No matter where you turn these days, there is distinct evidence of this tough economy. But while recent job reports show that the United States economy added 11.6 million jobs since the beginning of this Recession, that restoration has not been equal among all workers. Quite shockingly, the reports say that the vast majority—about 8.4 million—of these jobs went to workers with a Bachelor’s degree (or higher). That leaves only about 80,000 jobs going to workers with only a high school diploma or less.
In the new report—entitled America’s Divided Recovery: College Haves and Have-Nots—researchers from the Georgetown University Center on Education and the Workforce say, “The modern economy continues to leave Americans without a college education behind.”

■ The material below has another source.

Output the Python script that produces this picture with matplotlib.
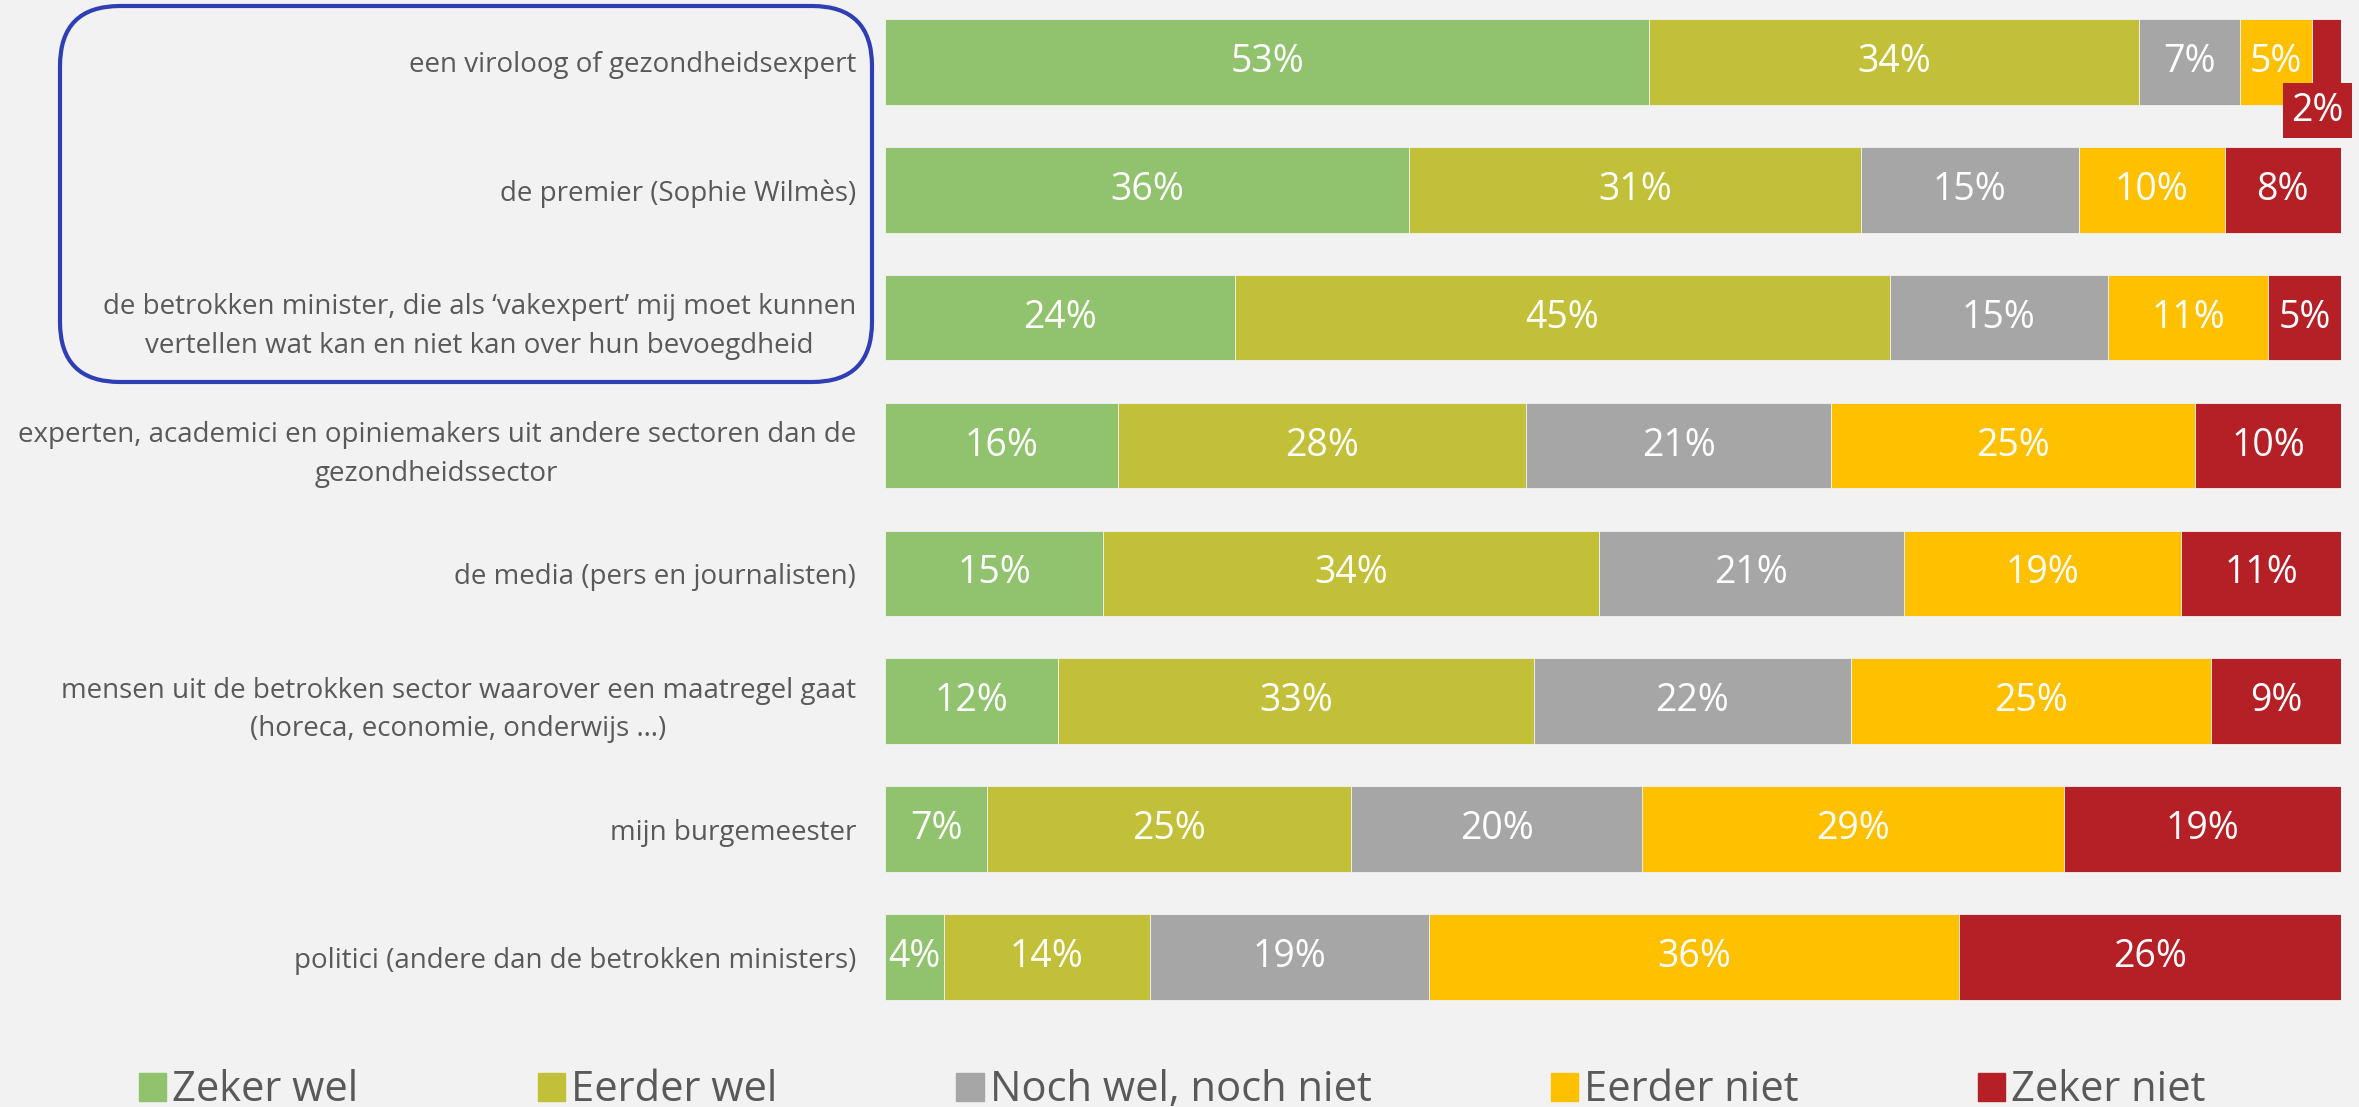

This dramatic shift point in labor dynamics have emerged in the recent post-recession years to, perhaps, further exacerbate the increasing disparity between the haves and the have-nots in America. Indeed, college-educated workers are finding it easier to not only find work but also to find jobs with solid pay; this, of course, pushes those without an education to the outskirts of the work force.
Anthony P. Carnevale, the director of the Georgetown University Center goes on to say, “For decades, we’ve witnessed this growing split that parallels the divide in the current electorate.”
Looking more closely, it appears that Americans with a graduate degree managed to gain 3.8 million jobs, while those holding a bachelor’s degrees were able to gain 4.6 million jobs. Those with an associate’s degree improved by about 3 million jobs, and, again, only about 80,000 jobs created went to workers with only a high school diploma (or less).
In the report, the researchers note: “The two industries that traditionally hired large numbers of workers without a college degree — construction and manufacturing — are shifting toward workers with more education than a high school diploma. Most telling is the manufacturing sector: of the 1.7 million jobs that have been gained since the onset of the recovery, only 214,000 (or 12 percent) have gone to workers with a high school diploma or less.”
While not related, other reports also show that the cost of college continues to skyrocket and this is challenging previous conceptions that a college degree is necessary for a happy and successful life. Of course, if college is too expensive it is definitely going to deter applicants as many will question the return on investment; with employment often requiring higher educational achievement, this could spell disaster for the middle class.